At this point, we’re really focusing on building a more diverse collection, and showing women of color on a more regular basis. Twenty percent of the total number of women represented in our exhibitions have been women of color. We want our collection to be inclusive, so we’re working toward that and seeing how we can achieve that kind of balance as an example to the field. 

I’d like to say that the Women’s Museum acts as a goad or a prod to other museums about showing women artists. Sometimes they actually call us “a beacon of light and reason” because we try to champion a wide array of artists and give them the exposure they deserve. We take chances and embrace unknown and emerging artists. That’s a hard sell for many museums that rely on name recognition. It is hard to get people to show up at the door if they don’t know the name of the artist.

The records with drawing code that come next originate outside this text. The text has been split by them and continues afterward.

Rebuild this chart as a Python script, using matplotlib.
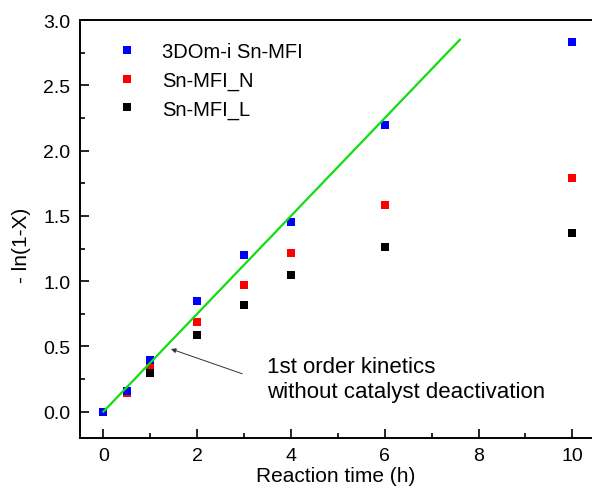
import numpy as np
import matplotlib
matplotlib.use("Agg")
import matplotlib.pyplot as plt
from matplotlib.ticker import MultipleLocator

plt.rcParams['font.family'] = ['Liberation Sans', 'DejaVu Sans']

# ---------------------- data ----------------------
time_h = [0, 0.5, 1, 2, 3, 4, 6, 10]
sn_mfi_3dom = [0.0, 0.16, 0.395, 0.85, 1.20, 1.455, 2.20, 2.83]
sn_mfi_n = [0.0, 0.145, 0.36, 0.69, 0.967, 1.218, 1.58, 1.79]
sn_mfi_l = [0.0, 0.15, 0.295, 0.59, 0.818, 1.05, 1.26, 1.37]

# 1st order fit (no deactivation)
fit_x = [0, 7.6]
fit_y = [0, 2.85]

fig = plt.figure(figsize=(5.92, 4.89), dpi=100)
ax = fig.add_axes([80 / 592, 50.3 / 489, 512 / 592, 417.5 / 489])

ms = 6.3
h_l, = ax.plot(time_h, sn_mfi_l, 's', color='black', ms=ms, mew=0, label='Sn-MFI_L', zorder=3)
h_n, = ax.plot(time_h, sn_mfi_n, 's', color='#ff0000', ms=ms, mew=0, label='Sn-MFI_N', zorder=4)
h_b, = ax.plot(time_h, sn_mfi_3dom, 's', color='#0000ff', ms=ms, mew=0, label='3DOm-i Sn-MFI', zorder=5)
ax.plot(fit_x, fit_y, '-', color='#11dd11', lw=1.6, zorder=6)

ax.annotate('', xy=(1.44, 0.48), xytext=(2.96, 0.29),
            arrowprops=dict(arrowstyle='-|>', color='#333333', lw=0.7,
                            mutation_scale=7, shrinkA=0, shrinkB=0))
ax.text(3.48, 0.25, '1st order kinetics\nwithout catalyst deactivation',
        fontsize=16, ha='left', va='center', linespacing=1.3)

ax.set_xlim(-0.5, 10.42)
ax.set_ylim(-0.2, 3.0)
ax.xaxis.set_major_locator(MultipleLocator(2))
ax.xaxis.set_minor_locator(MultipleLocator(1))
ax.yaxis.set_major_locator(MultipleLocator(0.5))
ax.yaxis.set_minor_locator(MultipleLocator(0.25))
ax.xaxis.set_major_formatter(plt.FuncFormatter(lambda v, p: f"{v:.0f}"))
ax.yaxis.set_major_formatter(plt.FuncFormatter(lambda v, p: f"{v:.1f}"))

ax.tick_params(which='both', direction='in', width=1.2, labelsize=14, top=False, right=False)
ax.tick_params(which='major', length=6.5, pad=7)
ax.tick_params(which='minor', length=3.5)
ax.spines['right'].set_visible(False)
for s in ['left', 'bottom', 'top']:
    ax.spines[s].set_linewidth(1.4)

ax.set_xlabel('Reaction time (h)', fontsize=15, labelpad=1)
ax.set_ylabel('- ln(1-X)', fontsize=15)
ax.yaxis.set_label_coords(-0.095, 0.464)

ax.legend(handles=[h_b, h_n, h_l], loc='upper left', bbox_to_anchor=(0.073, 0.948),
          frameon=False, fontsize=14.5, handlelength=1.0, handletextpad=1.22,
          labelspacing=0.48, borderpad=0, borderaxespad=0, markerscale=0.9)

fig.savefig('out.png', dpi=100)
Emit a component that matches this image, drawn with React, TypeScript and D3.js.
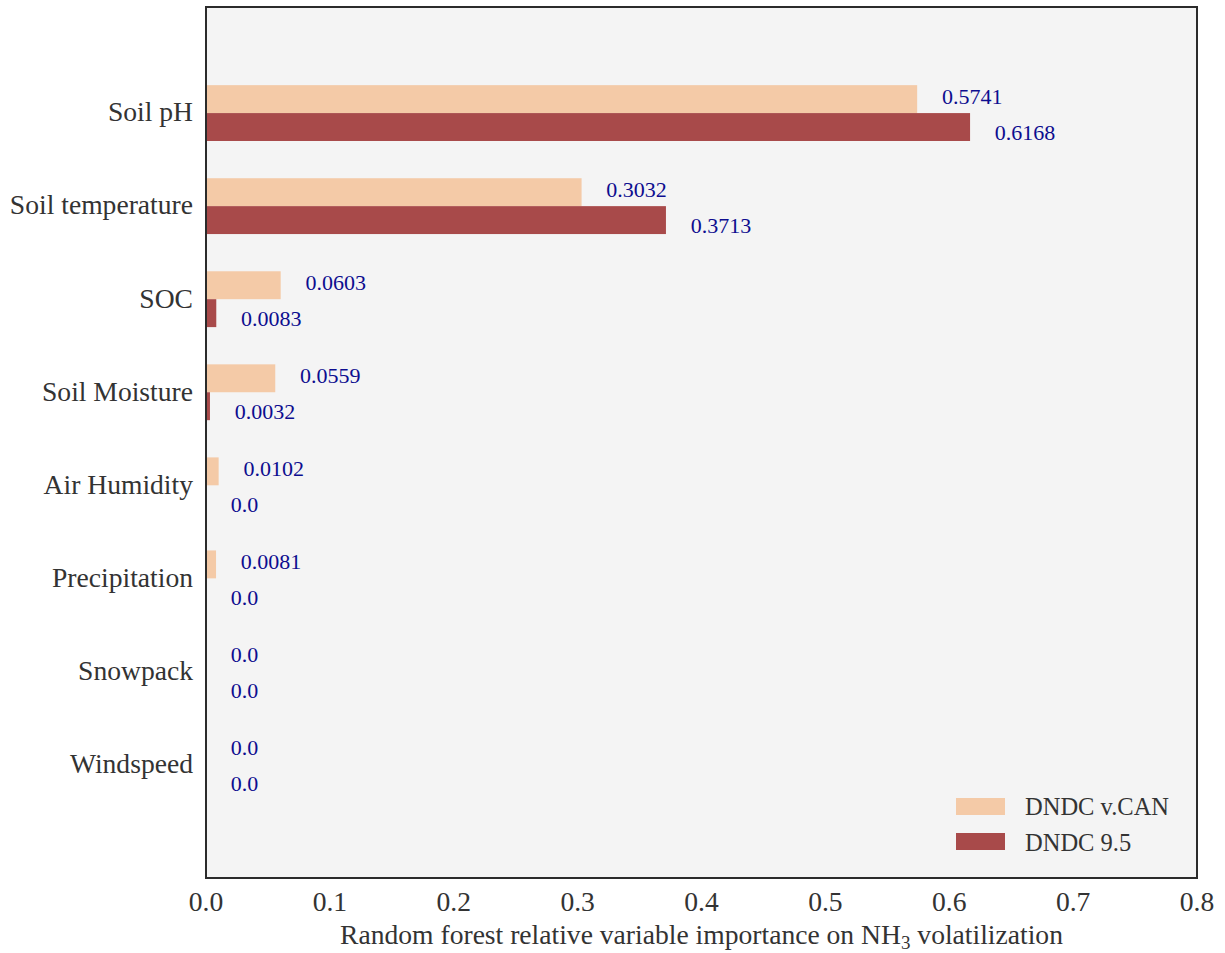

But we understand how difficult it is for any artist to have that first museum show. Carrie Mae Weems had her first survey exhibition here in 1993, and that exhibition went to seven venues across the U.S. We had a Brazilian women artists show in the 1990s and into 2001 when Brazilian artists weren’t very well known. Arab women in 1994 and in 2014. Aboriginal artists in 2009. So we constantly try to bring new women from other places to the fore. We try to resist what I call “the herd mentality” in the art world. That herd mentality tends to privilege just a few women artists: Louise Bourgeois, Cindy Sherman, Georgia O’Keeffe. There tend to be these women who are constantly being brought up as the exemplars. And then there’s a gap. In a time that celebrates famous name artists, we regularly introduce new names to the public and that goes to the core of our mission. 

LOOKING TOWARD THE FUTURE

A lot of times I’m asked, “What will happen to the museum when gender parity is reached?” That’s been a big topic lately now that women are at the fore. I think if we do our job well and we continue to push the envelope, then there will always be great contemporary women artists to show. There will be an illustrious history that we can tell. So I see longevity for the museum because its mission is clear, and we can participate in the future through our particular lens.